In all, eight-and-a-half million Iraqi men and women went to the polls. While the United Iraqi Alliance will be the largest party in the new assembly, it will not have the two-thirds majority required to choose a government. Nor will the Alliance be able to draft a new constitution on its own. Compromise with the other major parties will be necessary. The constitution will have to be approved by voters in at least sixteen of Iraq's eighteen provinces.
Mowaffak al-Rubaie, a member of the United Iraqi Alliance, is currently serving as Iraq's national security advisor. He says, "We are heading toward formation of a national reconciliation government. And we are going to spare no time in including all communities: Sunnis, Shia, Arab, and Kurds and Turkomans and ChaldoAssyrians, Assyrians and Sabians.

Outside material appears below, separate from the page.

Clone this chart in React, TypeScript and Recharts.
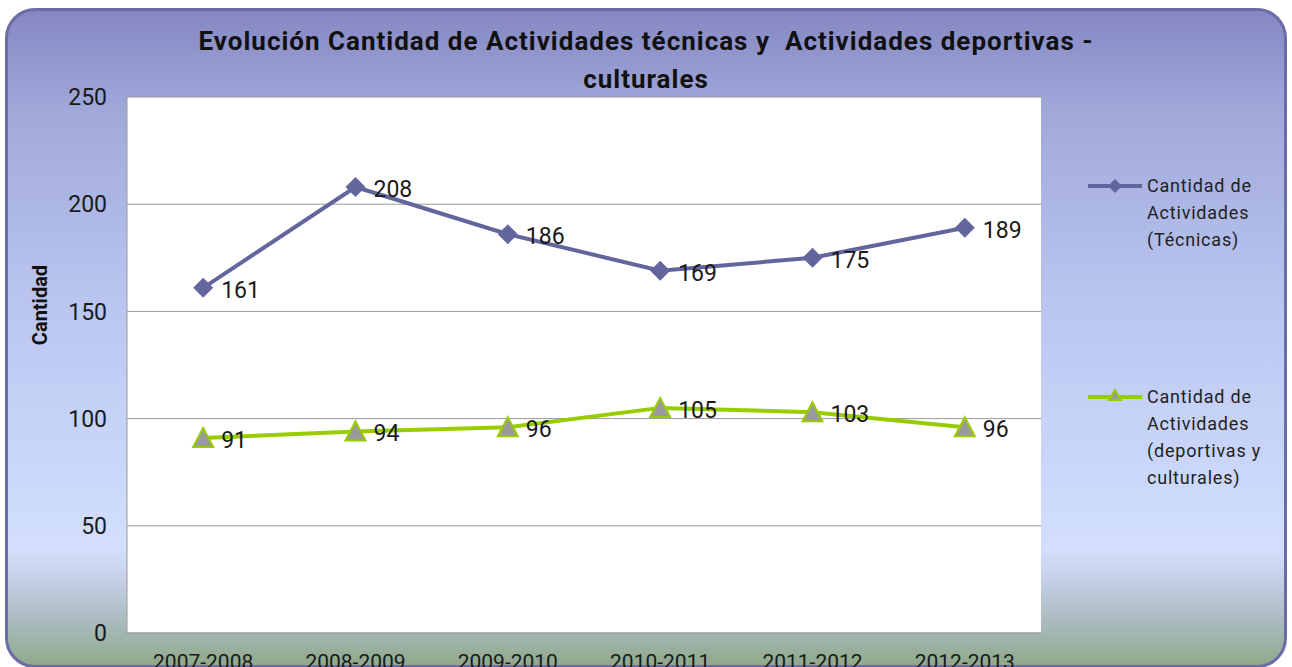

All of them," says Mr. al-Rubaie, "are going to be included in this transitional national assembly as well as in the transitional government."
Barham Saleh, an Iraqi Kurd and deputy prime minister, says, "This has been a long, arduous journey for us, to be accepted in the capital of Iraq and as national players." And interim prime minister Allawi says, "It is a time for all Iraqis to come together to build our future." President George W. Bush says the election "was a historic opportunity for the people of Iraq to choose a new government":
"Across Iraq. . . .men and women have taken rightful control of their country's destiny, and they have chosen a future of freedom and peace."
"There's more distance to travel on the road to democracy," says Mr. Bush. "Yet Iraqis are proving they're equal to the challenge."